0.  The "no change" of value requirement seems to be the hardest issue to get around in pure data flow languages.

 

The best list of features that constitute

a dataflow language was put forward

by Ackerman [1982] and reiterated

by Whiting and Pascoe [1994] and Wail

and Abramson [1995]. This list includes

the following:

(1) freedom from side effects,

(2) locality of effect,

(3) data dependencies equivalent to scheduling,

(4) single assignment of variables,

(5) an unusual notation for iterations due

to features 1 and 4,

(6) lack of history sensitivity in procedures.

 

Because scheduling is determined from

data dependencies, it is important that

the value of variables do not change between

their definition and their use.

 

1. It was realized that the parallelism used

in dataflow architectures operated at too

fine a grain and that better performance

could be obtained through hybrid von

Neumann dataflow architectures. Many

of these architectures [Bic 1990] took

advantage of more coarse-grained parallelism

where a number of dataflow instructions

were grouped and executed in

sequence.

 

2. It is clear that dataflow provides the

potential to provide a substantial speed

improvement by utilizing data dependencies

to locate parallelism.

 

3.  about flow of data through a fork:

 

In Figure 1(b) the two arcs emanating

from input Y signify that that value is to

be duplicated. Forking arcs in this manner

is essential if a data token is needed

by two different nodes. A data token

that reaches a forked arc gets duplicated

and a copy sent down each branch. This

preserves the data independence and the

functionality of the system.

 

4. Alternate data flow: two types of data flow are described.  In one the data is passed along from node to node and duplicated at forks and merged or switched at joins.  In the other model, each node creates it's own representation of the data, keeping its own copy.

 

In the structure

model, however, each node creates only

one data object on each arc that remains

there: the node builds one or more data

structures on its output arcs.
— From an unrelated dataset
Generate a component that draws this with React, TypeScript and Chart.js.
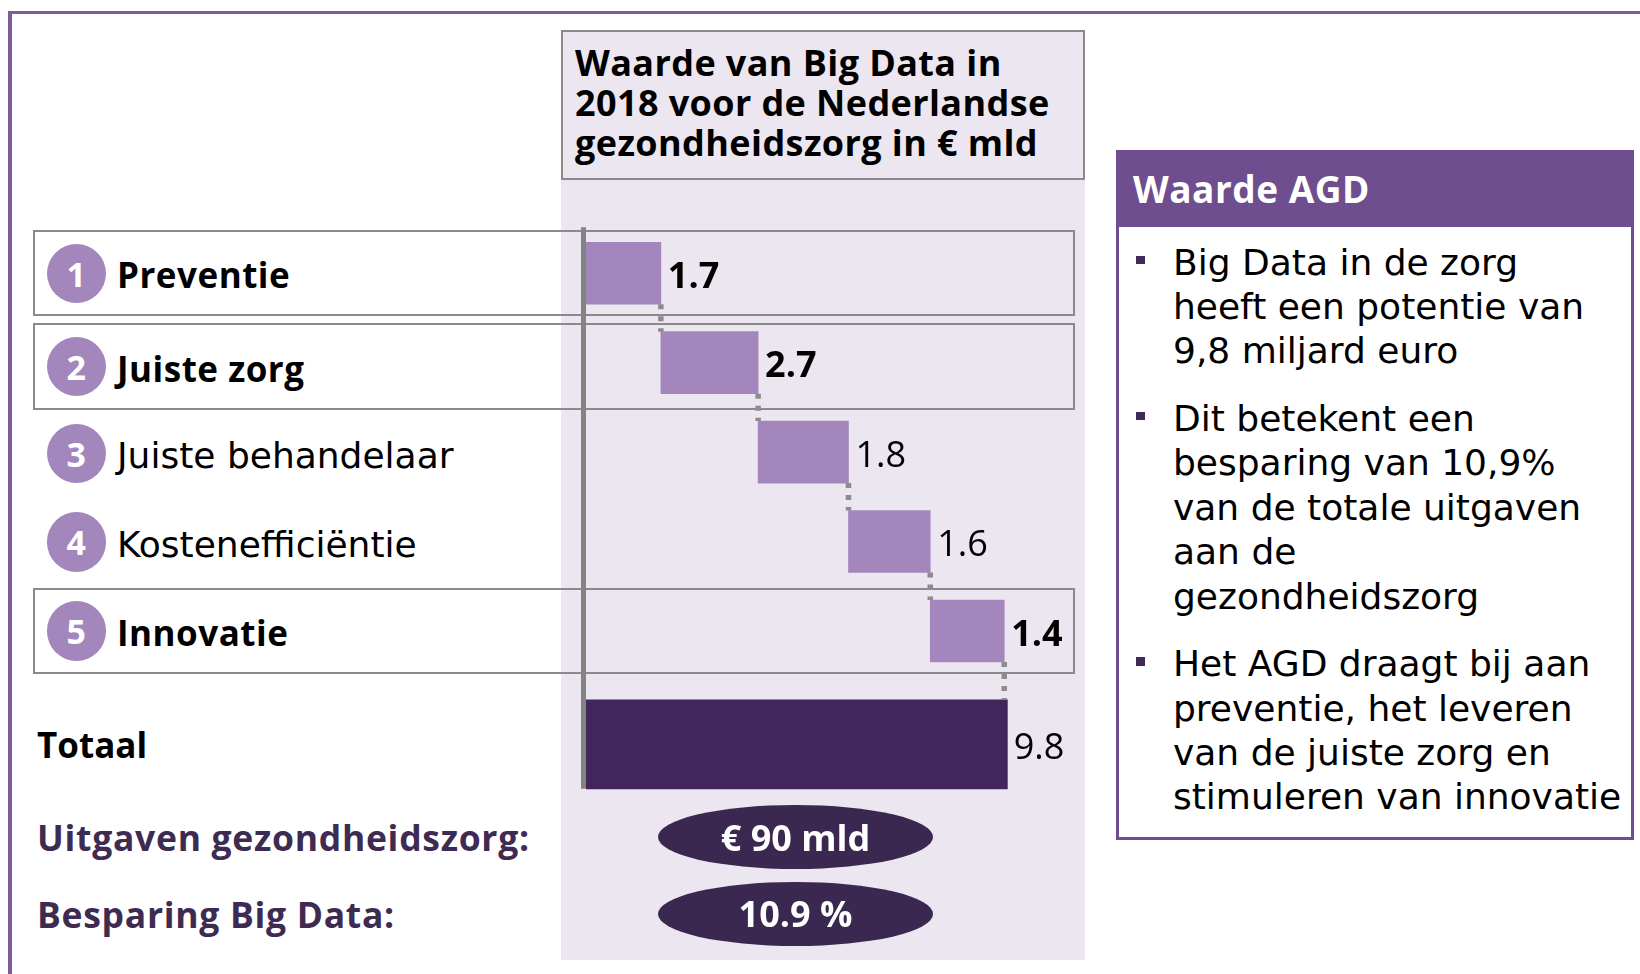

It is possible

for these structures to hold infinite

arrays of values, permitting open-ended

execution, and creating the same effect as

the token model, but with the advantage

that the structure model permits random

access of the data structures and history

sensitivity.

 

and:

 

However, the structure model has the

key disadvantage that it cannot store data

efficiently. It requires all data generated

to be stored, to preserve the ability to examine

the history of the program. Token

models are inherently more efficient at

storing data.

 

5.  Two approaches to execution activation:  Data availability approach  and the data demand approach.  In data availability , each node fires when data becomes available or changes.  In the demand approach, a node is fired when it receives a request for data from one of its output arcs.

 

The paper describes a number of visual data flow programming languages.  LabView and ProGraph

 

Four research areas of data flow:

 

—the provision of iteration in textual dataflow languages,

 

the problem is the nasty requirement that variables only be assigned once.  This makes an index variable difficult.  The solution is to use the following type of statement:  new x = x + 1, meaning that in the next instance, x will be x + 1.

 

—iteration structures in DFVPLs,

 

The solution to this problem that makes the most sense is the use of embedded iteration objects as is implemented in LabView.

           

—the use of data structures: The main problem here is the issue where dataflow requires that a data element only be assigned a value once.  The solutions have been 1. using pointers and reference counts to keep track of assignment changes, 2.  I-structures where variables are created with undefined values.  Only variables that are undefined may take on an assignment.  3.  a hybrid of the two where new copies of the variable are created when an assignment is made to a variable with more than one reference.

 

—nondeterminism.

 

Addition of random merge objects seems to be the solution of choice.